---- Dataset extract

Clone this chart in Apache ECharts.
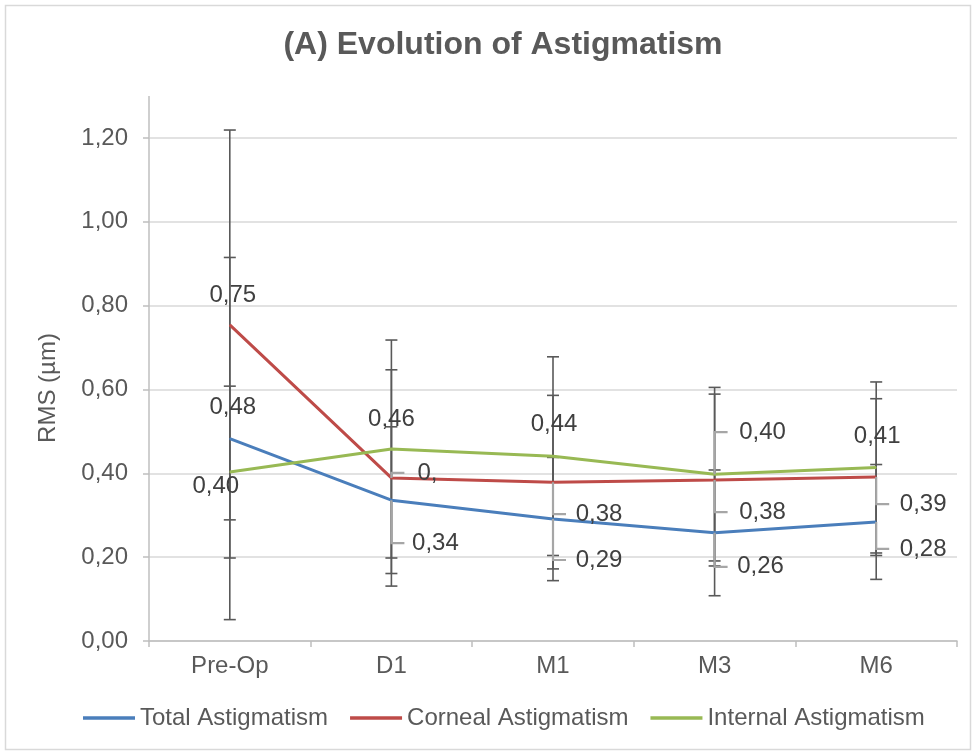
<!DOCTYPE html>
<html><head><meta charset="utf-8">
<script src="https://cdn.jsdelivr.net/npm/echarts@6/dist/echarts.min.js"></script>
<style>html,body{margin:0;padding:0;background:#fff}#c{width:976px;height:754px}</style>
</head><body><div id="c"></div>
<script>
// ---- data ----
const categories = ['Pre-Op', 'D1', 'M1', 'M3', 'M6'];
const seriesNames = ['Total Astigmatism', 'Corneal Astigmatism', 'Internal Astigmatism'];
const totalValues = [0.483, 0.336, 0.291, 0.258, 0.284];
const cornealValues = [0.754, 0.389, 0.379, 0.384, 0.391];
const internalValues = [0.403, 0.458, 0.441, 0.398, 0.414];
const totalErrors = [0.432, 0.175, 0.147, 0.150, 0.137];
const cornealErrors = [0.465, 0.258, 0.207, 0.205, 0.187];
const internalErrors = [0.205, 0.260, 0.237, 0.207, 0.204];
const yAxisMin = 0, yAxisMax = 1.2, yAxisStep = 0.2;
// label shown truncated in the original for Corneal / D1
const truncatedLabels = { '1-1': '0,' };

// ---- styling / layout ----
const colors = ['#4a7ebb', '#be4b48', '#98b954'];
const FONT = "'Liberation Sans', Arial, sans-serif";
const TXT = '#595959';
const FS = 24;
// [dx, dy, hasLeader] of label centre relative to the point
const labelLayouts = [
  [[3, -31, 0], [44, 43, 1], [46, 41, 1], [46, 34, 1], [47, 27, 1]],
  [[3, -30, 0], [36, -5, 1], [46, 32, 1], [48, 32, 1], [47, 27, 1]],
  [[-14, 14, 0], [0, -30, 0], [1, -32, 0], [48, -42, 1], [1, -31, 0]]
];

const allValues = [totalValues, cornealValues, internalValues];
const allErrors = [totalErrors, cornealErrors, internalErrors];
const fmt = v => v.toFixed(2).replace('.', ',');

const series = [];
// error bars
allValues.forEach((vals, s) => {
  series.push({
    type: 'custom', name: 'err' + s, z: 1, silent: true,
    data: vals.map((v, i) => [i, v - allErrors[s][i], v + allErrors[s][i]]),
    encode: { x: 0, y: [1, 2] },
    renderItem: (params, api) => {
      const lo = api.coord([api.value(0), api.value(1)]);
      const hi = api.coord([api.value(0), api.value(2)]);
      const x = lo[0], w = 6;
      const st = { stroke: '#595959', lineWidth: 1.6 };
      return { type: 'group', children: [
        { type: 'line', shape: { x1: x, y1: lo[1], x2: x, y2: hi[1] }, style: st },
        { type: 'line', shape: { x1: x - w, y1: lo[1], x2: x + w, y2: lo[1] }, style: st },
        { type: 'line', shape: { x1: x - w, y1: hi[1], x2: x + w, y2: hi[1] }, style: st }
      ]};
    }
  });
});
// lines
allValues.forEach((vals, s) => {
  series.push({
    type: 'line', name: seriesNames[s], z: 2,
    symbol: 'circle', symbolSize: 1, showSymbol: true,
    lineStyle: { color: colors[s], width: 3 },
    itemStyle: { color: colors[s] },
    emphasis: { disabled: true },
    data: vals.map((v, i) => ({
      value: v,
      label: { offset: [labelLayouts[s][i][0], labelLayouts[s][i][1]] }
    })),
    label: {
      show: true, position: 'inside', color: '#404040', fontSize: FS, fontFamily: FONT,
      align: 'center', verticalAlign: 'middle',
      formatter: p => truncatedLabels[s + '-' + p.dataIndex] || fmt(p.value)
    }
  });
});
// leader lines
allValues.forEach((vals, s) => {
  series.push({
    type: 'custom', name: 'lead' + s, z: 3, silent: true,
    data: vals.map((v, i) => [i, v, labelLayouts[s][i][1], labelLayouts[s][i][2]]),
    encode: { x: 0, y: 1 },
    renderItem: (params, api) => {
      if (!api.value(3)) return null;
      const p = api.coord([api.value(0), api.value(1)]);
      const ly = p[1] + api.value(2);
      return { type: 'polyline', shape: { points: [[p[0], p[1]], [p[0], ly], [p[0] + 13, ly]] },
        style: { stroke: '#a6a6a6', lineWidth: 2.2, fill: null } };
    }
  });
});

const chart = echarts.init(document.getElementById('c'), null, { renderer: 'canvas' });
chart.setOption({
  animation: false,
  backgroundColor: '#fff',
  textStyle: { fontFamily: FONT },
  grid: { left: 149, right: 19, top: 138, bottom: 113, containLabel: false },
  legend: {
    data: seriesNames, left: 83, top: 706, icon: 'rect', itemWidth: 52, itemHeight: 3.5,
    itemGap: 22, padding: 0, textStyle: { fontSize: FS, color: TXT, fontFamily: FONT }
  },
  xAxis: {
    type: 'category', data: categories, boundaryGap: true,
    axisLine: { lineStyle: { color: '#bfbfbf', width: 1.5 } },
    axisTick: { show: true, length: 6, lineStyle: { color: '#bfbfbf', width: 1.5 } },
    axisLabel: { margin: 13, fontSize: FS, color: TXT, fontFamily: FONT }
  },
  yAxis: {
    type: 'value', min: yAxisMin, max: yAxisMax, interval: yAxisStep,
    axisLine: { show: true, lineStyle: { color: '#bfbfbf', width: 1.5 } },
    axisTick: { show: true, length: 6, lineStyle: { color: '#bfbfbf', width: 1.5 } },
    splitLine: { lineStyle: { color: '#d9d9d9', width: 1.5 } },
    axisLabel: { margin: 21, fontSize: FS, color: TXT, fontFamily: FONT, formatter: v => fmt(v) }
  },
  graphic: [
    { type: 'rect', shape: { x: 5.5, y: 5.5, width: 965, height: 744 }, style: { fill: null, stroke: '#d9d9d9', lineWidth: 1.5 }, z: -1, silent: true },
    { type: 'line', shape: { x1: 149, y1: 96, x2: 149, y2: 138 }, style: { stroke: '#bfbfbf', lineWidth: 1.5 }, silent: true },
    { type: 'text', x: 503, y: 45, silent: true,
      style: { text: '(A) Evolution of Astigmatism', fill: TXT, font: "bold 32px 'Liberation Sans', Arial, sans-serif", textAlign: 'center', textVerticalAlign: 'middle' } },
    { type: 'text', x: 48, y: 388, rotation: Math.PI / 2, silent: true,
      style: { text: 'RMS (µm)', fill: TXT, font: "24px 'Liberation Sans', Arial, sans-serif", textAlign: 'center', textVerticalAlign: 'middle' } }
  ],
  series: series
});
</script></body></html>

--------

*Given instruction*. Repeat only the lines between the start of the data and the line with "const fmt = v", including those two lines, and skip the pictures.

*Worked answer*.
Clone this chart in Apache ECharts.
<!DOCTYPE html>
<html><head><meta charset="utf-8">
<script src="https://cdn.jsdelivr.net/npm/echarts@6/dist/echarts.min.js"></script>
<style>html,body{margin:0;padding:0;background:#fff}#c{width:976px;height:754px}</style>
</head><body><div id="c"></div>
<script>
// ---- data ----
const categories = ['Pre-Op', 'D1', 'M1', 'M3', 'M6'];
const seriesNames = ['Total Astigmatism', 'Corneal Astigmatism', 'Internal Astigmatism'];
const totalValues = [0.483, 0.336, 0.291, 0.258, 0.284];
const cornealValues = [0.754, 0.389, 0.379, 0.384, 0.391];
const internalValues = [0.403, 0.458, 0.441, 0.398, 0.414];
const totalErrors = [0.432, 0.175, 0.147, 0.150, 0.137];
const cornealErrors = [0.465, 0.258, 0.207, 0.205, 0.187];
const internalErrors = [0.205, 0.260, 0.237, 0.207, 0.204];
const yAxisMin = 0, yAxisMax = 1.2, yAxisStep = 0.2;
// label shown truncated in the original for Corneal / D1
const truncatedLabels = { '1-1': '0,' };

// ---- styling / layout ----
const colors = ['#4a7ebb', '#be4b48', '#98b954'];
const FONT = "'Liberation Sans', Arial, sans-serif";
const TXT = '#595959';
const FS = 24;
// [dx, dy, hasLeader] of label centre relative to the point
const labelLayouts = [
  [[3, -31, 0], [44, 43, 1], [46, 41, 1], [46, 34, 1], [47, 27, 1]],
  [[3, -30, 0], [36, -5, 1], [46, 32, 1], [48, 32, 1], [47, 27, 1]],
  [[-14, 14, 0], [0, -30, 0], [1, -32, 0], [48, -42, 1], [1, -31, 0]]
];

const allValues = [totalValues, cornealValues, internalValues];
const allErrors = [totalErrors, cornealErrors, internalErrors];
const fmt = v => v.toFixed(2).replace('.', ',');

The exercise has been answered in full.